Que pensez-vous de certains professionnels de cinéma qui réclament à chaque fois le manque de moyens financiers et surtout le soutien au film amazigh ? Par exemple, cette année il y a une absence presque totale du film amazigh au festival national du film de Tanger. Où réside le problème exactement ?

Mon point de vue est le suivant : on ne peut pas cautionner la médiocrité. On peut encourager le film amazigh à travers la formation et l’encadrement et non pas en donnant de l’argent à des gens qui ne vont pas produire forcement de bons films. Il faut miser sur la formation et l’encadrement et après viendra le financement. Le problème ne se limite pas uniquement au soutien, mais le problème est plus profond. A mon sens, tout réside dans cette question d’encadrement et de formation.

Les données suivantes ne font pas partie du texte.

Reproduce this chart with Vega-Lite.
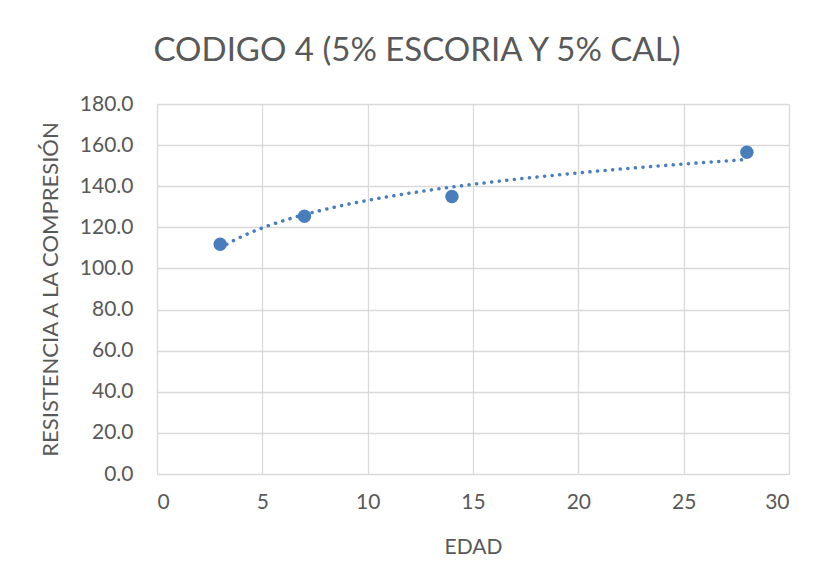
{
  "$schema": "https://vega.github.io/schema/vega-lite/v6.json",
  "autosize": {"type": "none"},
  "width": 632,
  "height": 370,
  "padding": {"left": 157, "top": 104, "right": 32, "bottom": 114},
  "background": "white",
  "config": {"view": {"stroke": null}, "font": "Lato"},
  "title": {
    "text": "CODIGO 4 (5% ESCORIA Y 5% CAL)",
    "fontSize": 33,
    "font": "Lato",
    "fontWeight": "normal",
    "color": "#595959",
    "anchor": "middle",
    "dx": -56,
    "offset": 25
  },
  "data": {
    "values": [
      {"edad": 3, "resistencia": 111.8},
      {"edad": 7, "resistencia": 125.4},
      {"edad": 14, "resistencia": 135.0},
      {"edad": 28, "resistencia": 156.5}
    ]
  },
  "layer": [
    {
      "transform": [{"regression": "resistencia", "on": "edad", "method": "log"}],
      "mark": {"type": "line", "color": "#4a7ebb", "strokeWidth": 3.5, "strokeDash": [0.1, 7.5], "strokeCap": "round"},
      "encoding": {
        "x": {"field": "edad", "type": "quantitative"},
        "y": {"field": "resistencia", "type": "quantitative"}
      }
    },
    {
      "mark": {"type": "point", "filled": true, "opacity": 1, "color": "#4a7ebb", "size": 180},
      "encoding": {
        "x": {
          "field": "edad", "type": "quantitative",
          "scale": {"domain": [0, 30], "nice": false},
          "axis": {
            "title": "EDAD", "values": [0, 5, 10, 15, 20, 25, 30],
            "grid": true, "gridColor": "#d9d9d9", "gridWidth": 1.3,
            "domain": false, "ticks": false,
            "labelFontSize": 21, "labelColor": "#595959", "labelPadding": 17,
            "titleFontSize": 21, "titleColor": "#595959", "titleFontWeight": "normal", "titlePadding": 24
          }
        },
        "y": {
          "field": "resistencia", "type": "quantitative",
          "scale": {"domain": [0, 180], "nice": false},
          "axis": {
            "title": "RESISTENCIA  A LA COMPRESIÓN", "values": [0, 20, 40, 60, 80, 100, 120, 140, 160, 180],
            "format": ".1f",
            "grid": true, "gridColor": "#d9d9d9", "gridWidth": 1.3,
            "domain": false, "ticks": false,
            "labelFontSize": 21, "labelColor": "#595959", "labelPadding": 24,
            "titleFontSize": 22, "titleColor": "#595959", "titleFontWeight": "normal", "titlePadding": 17
          }
        }
      }
    }
  ]
}
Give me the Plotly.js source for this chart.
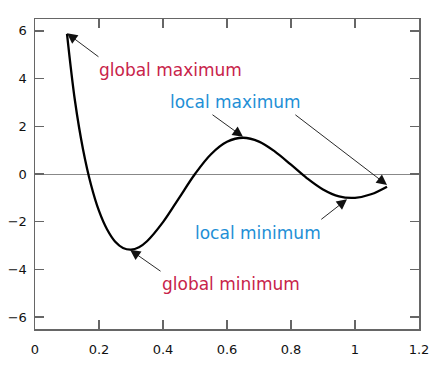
<!DOCTYPE html>
<html>
<head>
<meta charset="utf-8">
<script src="https://cdn.plot.ly/plotly-3.0.1.min.js"></script>
<style>html,body{margin:0;padding:0;background:#fff;}#chart{width:443px;height:370px;}</style>
</head>
<body>
<div id="chart"></div>
<script>
// Curve values
var xValues = [0.1, 0.125, 0.15, 0.175, 0.2, 0.225, 0.25, 0.275, 0.3, 0.325, 0.35, 0.4, 0.45, 0.5, 0.55, 0.6, 0.65, 0.7, 0.75, 0.8, 0.85, 0.9, 0.95, 1.0, 1.05, 1.1];
var yValues = [5.88, 3.06, 1.04, -0.45, -1.55, -2.32, -2.83, -3.10, -3.17, -3.07, -2.82, -2.02, -1.01, 0.0, 0.83, 1.35, 1.52, 1.36, 0.94, 0.39, -0.18, -0.65, -0.94, -1.0, -0.85, -0.53];

var xTickVals = [0, 0.2, 0.4, 0.6, 0.8, 1, 1.2];
var xTickText = ['0', '0.2', '0.4', '0.6', '0.8', '1', '1.2'];
var yTickVals = [-6, -4, -2, 0, 2, 4, 6];
var yTickText = ['\u22126', '\u22124', '\u22122', '0', '2', '4', '6'];

// Labels
var labelTexts = ['global maximum', 'local maximum', 'local minimum', 'global minimum'];
var labelX = [0.423, 0.628, 0.698, 0.6125];
var labelY = [4.37, 3.03, -2.49, -4.62];
var labelKind = ['global', 'local', 'local', 'global'];

// Arrows: tail (ax, ay) -> head (hx, hy)
var arrowTailX = [0.203, 0.55, 0.809, 0.89, 0.397];
var arrowTailY = [4.87, 2.53, 2.53, -1.95, -4.12];
var arrowHeadX = [0.1, 0.65, 1.1, 0.975, 0.297];
var arrowHeadY = [5.9, 1.56, -0.46, -1.06, -3.18];

var colors = {global: '#c8234a', local: '#1e8fd6'};
var annotations = [];
for (var i = 0; i < labelTexts.length; i++) {
  annotations.push({
    x: labelX[i], y: labelY[i], xref: 'x', yref: 'y',
    text: labelTexts[i], showarrow: false,
    font: {family: 'DejaVu Sans', size: 17, color: colors[labelKind[i]]}
  });
}
for (var j = 0; j < arrowTailX.length; j++) {
  annotations.push({
    x: arrowHeadX[j], y: arrowHeadY[j], ax: arrowTailX[j], ay: arrowTailY[j],
    xref: 'x', yref: 'y', axref: 'x', ayref: 'y',
    text: '', showarrow: true, arrowhead: 2, arrowsize: 2.3, arrowwidth: 0.9,
    arrowcolor: '#111', standoff: 0, startstandoff: 0
  });
}

var trace = {
  x: xValues, y: yValues, type: 'scatter', mode: 'lines',
  line: {color: '#000', width: 2.3, shape: 'spline', smoothing: 1},
  hoverinfo: 'none'
};

var axisCommon = {
  showgrid: false, showline: true, linecolor: '#666', linewidth: 1.5,
  mirror: 'ticks', ticks: 'inside', ticklen: 9, tickwidth: 1.2, tickcolor: '#666',
  tickfont: {family: 'DejaVu Sans', size: 13, color: '#111'}
};

var layout = {
  width: 443, height: 370,
  margin: {l: 35, r: 24, t: 19, b: 41},
  paper_bgcolor: '#fff', plot_bgcolor: '#fff',
  showlegend: false,
  xaxis: Object.assign({}, axisCommon, {
    range: [0, 1.2], tickvals: xTickVals, ticktext: xTickText,
    zeroline: false, ticklabelstandoff: 8
  }),
  yaxis: Object.assign({}, axisCommon, {
    range: [-6.5, 6.5], tickvals: yTickVals, ticktext: yTickText,
    zeroline: true, zerolinecolor: '#888', zerolinewidth: 1, ticklabelstandoff: 4
  }),
  annotations: annotations
};

Plotly.newPlot('chart', [trace], layout, {displayModeBar: false, staticPlot: true});
</script>
</body>
</html>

Comme vous le savez le film un peu comme le livre amazighe, ils ont du mal à circuler. Selon vous, pourquoi les distributeurs  et  programmateurs des salles de cinéma  tournent du dos au film amazighe ?

En fait, c’est la mentalité ancienne qui persiste et continue. Il y avait des changements, mais il faut encadrer la société et changer les mentalités. Au Maroc, on arrive à changer des lois et les textes facilement sans changer les mentalités. Et là, c’est la confrontation parce que pour avancer, il faut que les mentalités soient au niveau des textes et de la jurisprudence. C’est pour cette raison, il y a cette résistance. Par exemple, chez les libraires vous trouvez tous les manuels scolaires des matières sauf le livre amazighe qui a été édité par le ministère de la tutelle et une maison d’édition parce que les enseignants font des photocopies pour travailler en classe. Donc, il n’y a pas de livres parce qu’il y a cette mentalité discriminatoire qui continue.